=== Information shown ===
◇ ◇ ◇ ◇

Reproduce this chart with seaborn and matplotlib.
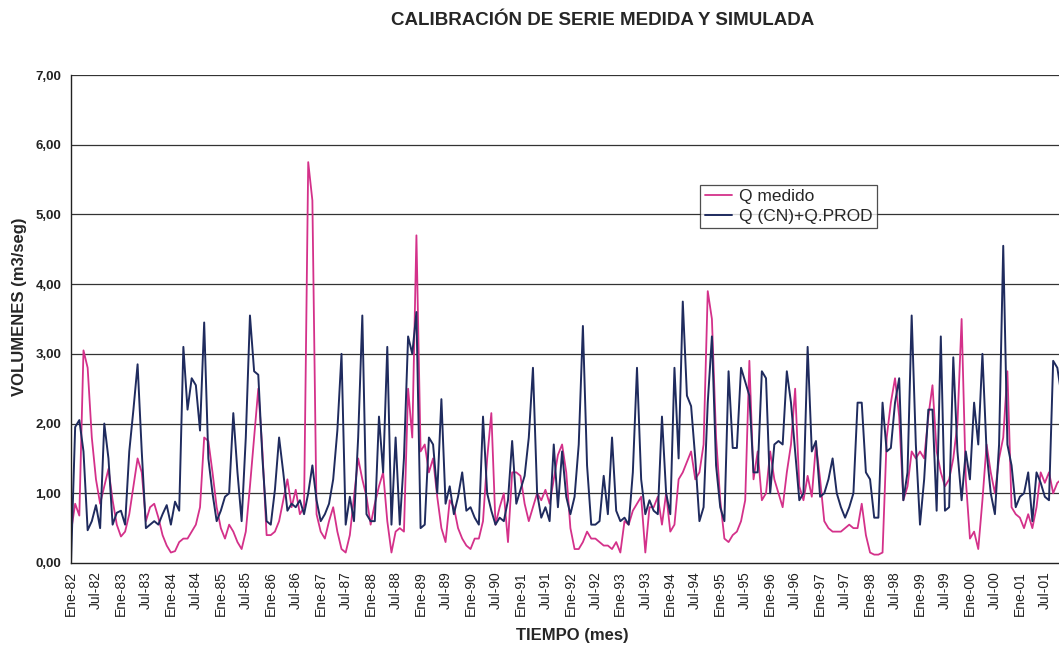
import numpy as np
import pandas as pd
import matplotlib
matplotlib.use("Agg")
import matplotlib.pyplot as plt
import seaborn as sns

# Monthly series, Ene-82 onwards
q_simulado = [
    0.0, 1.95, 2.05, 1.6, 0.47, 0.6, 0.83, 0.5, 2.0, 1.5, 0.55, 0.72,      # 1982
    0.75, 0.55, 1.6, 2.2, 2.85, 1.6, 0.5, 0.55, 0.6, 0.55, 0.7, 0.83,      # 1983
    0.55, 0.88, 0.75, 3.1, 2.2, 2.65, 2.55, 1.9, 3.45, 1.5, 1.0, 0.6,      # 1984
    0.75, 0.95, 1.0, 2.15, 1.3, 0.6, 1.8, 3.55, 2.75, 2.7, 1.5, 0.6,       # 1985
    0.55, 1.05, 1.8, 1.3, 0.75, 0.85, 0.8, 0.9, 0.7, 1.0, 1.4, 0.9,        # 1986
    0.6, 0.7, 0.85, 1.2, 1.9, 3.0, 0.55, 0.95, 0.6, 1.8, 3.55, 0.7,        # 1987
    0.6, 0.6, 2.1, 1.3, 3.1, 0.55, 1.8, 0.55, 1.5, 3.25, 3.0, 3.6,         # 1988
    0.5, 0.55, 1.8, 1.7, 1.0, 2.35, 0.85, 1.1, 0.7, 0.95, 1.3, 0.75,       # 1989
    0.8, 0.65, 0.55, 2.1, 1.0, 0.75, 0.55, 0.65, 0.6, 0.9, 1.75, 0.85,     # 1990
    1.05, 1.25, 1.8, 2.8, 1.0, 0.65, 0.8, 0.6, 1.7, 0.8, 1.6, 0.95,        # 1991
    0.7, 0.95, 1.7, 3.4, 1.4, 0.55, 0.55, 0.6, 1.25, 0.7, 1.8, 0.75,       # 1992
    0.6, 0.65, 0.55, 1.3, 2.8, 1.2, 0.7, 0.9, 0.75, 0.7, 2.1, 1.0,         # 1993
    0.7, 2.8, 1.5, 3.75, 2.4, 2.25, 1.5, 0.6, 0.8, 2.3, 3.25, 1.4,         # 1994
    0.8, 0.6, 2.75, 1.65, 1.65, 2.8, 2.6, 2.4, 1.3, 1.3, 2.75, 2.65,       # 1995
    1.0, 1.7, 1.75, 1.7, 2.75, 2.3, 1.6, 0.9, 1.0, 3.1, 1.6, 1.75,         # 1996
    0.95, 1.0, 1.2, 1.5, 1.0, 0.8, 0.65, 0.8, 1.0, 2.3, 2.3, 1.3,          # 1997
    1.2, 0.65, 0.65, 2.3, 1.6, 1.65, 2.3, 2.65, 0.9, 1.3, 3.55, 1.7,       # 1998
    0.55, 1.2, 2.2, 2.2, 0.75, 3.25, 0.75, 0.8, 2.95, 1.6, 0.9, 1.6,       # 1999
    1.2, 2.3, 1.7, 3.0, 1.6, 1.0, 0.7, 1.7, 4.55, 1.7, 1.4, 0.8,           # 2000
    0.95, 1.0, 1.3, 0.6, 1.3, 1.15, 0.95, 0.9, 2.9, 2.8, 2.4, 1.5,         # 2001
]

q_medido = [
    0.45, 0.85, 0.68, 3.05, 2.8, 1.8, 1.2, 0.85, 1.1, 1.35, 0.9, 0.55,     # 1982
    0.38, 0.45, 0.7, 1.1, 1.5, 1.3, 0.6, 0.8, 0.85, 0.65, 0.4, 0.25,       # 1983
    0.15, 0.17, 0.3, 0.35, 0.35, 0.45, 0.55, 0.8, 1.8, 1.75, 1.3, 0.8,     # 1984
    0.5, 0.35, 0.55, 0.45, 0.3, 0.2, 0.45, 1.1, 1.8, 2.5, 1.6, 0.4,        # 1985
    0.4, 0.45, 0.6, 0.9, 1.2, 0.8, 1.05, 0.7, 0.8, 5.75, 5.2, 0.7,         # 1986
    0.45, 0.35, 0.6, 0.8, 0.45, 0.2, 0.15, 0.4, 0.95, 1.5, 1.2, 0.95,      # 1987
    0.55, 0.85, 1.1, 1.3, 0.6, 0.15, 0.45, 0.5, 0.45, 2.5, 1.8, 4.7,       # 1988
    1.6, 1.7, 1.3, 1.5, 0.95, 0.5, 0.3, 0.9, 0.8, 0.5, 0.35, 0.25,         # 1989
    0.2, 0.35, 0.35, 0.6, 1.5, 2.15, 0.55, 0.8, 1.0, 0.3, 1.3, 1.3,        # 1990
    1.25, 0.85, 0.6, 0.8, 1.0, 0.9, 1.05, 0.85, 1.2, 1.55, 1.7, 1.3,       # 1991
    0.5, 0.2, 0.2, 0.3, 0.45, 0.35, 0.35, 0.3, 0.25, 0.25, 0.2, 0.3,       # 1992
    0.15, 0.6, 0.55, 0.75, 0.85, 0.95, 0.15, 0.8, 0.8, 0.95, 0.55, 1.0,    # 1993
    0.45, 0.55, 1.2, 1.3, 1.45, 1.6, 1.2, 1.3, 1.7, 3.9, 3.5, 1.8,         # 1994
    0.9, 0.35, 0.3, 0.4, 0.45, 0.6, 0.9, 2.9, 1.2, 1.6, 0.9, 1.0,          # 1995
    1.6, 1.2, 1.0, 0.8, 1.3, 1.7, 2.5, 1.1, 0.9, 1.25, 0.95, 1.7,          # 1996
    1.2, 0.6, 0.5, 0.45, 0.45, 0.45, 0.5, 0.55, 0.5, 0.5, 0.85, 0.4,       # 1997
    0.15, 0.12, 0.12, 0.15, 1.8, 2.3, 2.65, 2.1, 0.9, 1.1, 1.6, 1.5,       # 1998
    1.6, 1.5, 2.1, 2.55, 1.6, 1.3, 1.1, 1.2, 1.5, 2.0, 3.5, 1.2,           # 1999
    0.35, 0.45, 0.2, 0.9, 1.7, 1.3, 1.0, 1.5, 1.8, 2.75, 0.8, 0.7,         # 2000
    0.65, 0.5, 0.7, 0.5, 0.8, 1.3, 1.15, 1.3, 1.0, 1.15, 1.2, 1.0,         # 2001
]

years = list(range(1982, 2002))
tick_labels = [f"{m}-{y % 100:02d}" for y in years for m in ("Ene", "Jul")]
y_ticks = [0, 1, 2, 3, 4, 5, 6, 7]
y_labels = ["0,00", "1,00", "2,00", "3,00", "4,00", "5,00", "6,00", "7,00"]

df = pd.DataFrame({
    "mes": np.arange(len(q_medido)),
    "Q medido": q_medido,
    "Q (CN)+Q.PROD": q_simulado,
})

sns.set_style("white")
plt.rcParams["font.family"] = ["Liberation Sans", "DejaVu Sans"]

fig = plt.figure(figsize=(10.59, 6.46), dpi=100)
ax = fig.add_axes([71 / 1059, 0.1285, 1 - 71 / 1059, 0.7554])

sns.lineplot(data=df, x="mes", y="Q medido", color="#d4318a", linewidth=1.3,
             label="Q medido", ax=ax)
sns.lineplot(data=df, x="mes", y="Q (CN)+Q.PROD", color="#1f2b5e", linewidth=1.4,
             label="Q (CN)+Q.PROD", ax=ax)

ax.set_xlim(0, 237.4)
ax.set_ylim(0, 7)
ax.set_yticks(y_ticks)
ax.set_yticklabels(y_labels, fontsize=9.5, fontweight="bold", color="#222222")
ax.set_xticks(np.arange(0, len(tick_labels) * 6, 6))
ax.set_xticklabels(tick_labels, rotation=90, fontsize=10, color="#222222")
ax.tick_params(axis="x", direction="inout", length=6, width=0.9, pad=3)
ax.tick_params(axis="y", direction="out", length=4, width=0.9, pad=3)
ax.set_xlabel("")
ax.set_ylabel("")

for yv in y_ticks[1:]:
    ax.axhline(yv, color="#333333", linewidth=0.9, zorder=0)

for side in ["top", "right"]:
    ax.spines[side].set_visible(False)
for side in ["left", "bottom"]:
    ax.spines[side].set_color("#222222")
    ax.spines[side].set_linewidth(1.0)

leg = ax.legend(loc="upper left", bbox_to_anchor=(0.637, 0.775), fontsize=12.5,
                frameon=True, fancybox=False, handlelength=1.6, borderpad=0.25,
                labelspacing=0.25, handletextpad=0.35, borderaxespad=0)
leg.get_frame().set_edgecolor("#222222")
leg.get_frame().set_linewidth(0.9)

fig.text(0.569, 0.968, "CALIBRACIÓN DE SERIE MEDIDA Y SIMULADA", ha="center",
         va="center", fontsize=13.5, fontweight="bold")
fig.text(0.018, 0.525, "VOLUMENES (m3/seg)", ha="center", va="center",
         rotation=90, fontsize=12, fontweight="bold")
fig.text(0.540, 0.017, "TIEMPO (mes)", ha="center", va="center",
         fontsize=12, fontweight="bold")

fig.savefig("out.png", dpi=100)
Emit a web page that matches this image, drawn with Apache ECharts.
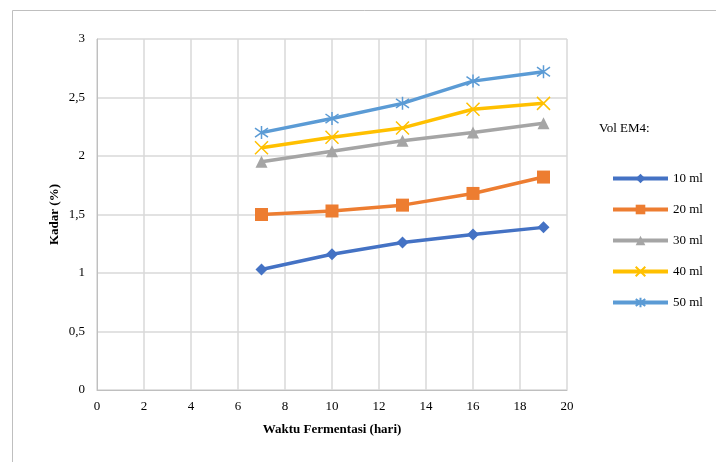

◇ ◇ ◇ ◇

=== Required task ===
Show every line where the string "matplotlib" appears.

=== Answer to the task ===
Reproduce this chart with seaborn and matplotlib.
import matplotlib
matplotlib.use("Agg")
import matplotlib.pyplot as plt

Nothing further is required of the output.